Findings from a study revealed that children with autism scan a person’s face differently compared to a neuro-typical child.
Based on these findings, the research team devised an approach to analyse the transition of a child’s gaze from one part of a person’s face to another.
While the new technology can be used in all ASD diagnoses, the researchers believe that it would be particularly effective for children.
The team expects the technique to be less stressful for children. Additionally, when used in conjunction with existing manual approaches, it could help doctors avoid a false positive diagnosis.
University of Waterloo Applied Mathematics department master’s student Mehrshad Sadria said: “Many people are suffering from autism, and we need early diagnosis, especially in children.
“The current approaches to determining if someone has autism are not really child-friendly. Our method allows for the diagnosis to be made more easily and with less possibility of mistakes.”

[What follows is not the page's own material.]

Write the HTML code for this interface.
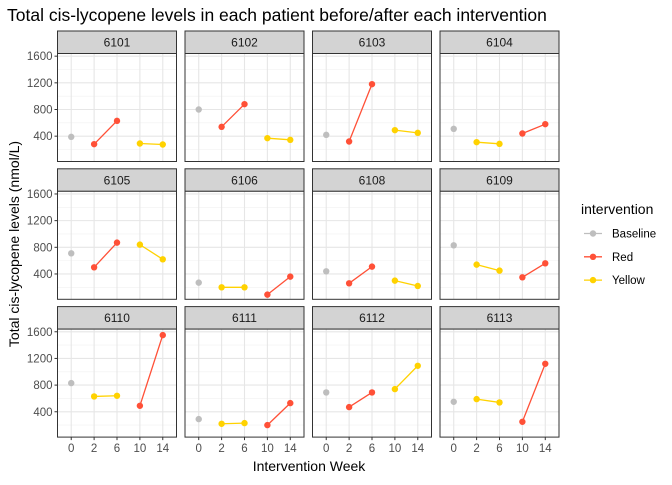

The researchers assessed 17 children with ASD and 23 neuro-typical children with a mean chronological age of 5.5 and 4.8 respectively.
Each child was shown 44 facial images on a 19in screen with an eye-tracking system. The system interpreted and detected the locations on the stimuli where the participant was looking ‘via emission and reflection of wave from the iris’.
The images were categorised into seven key areas of interest (AOIs) where the children focused their gaze. Four network analysis concepts were used in the process to assess the importance participants placed on the AOIs when exploring the images.
This technique is said to be much easier than the current ASD detection method of questionnaires or a psychologist evaluation.
University of Waterloo Applied Mathematics, Pharmacy and Biology professor Anita Layton said: “It is much easier for children to just look at something, like the animated face of a dog, than to fill out a questionnaire or be evaluated by a psychologist.
“Our technique is not just about behaviour or whether a child is focusing on the mouth or eyes. It’s about how a child looks at everything.”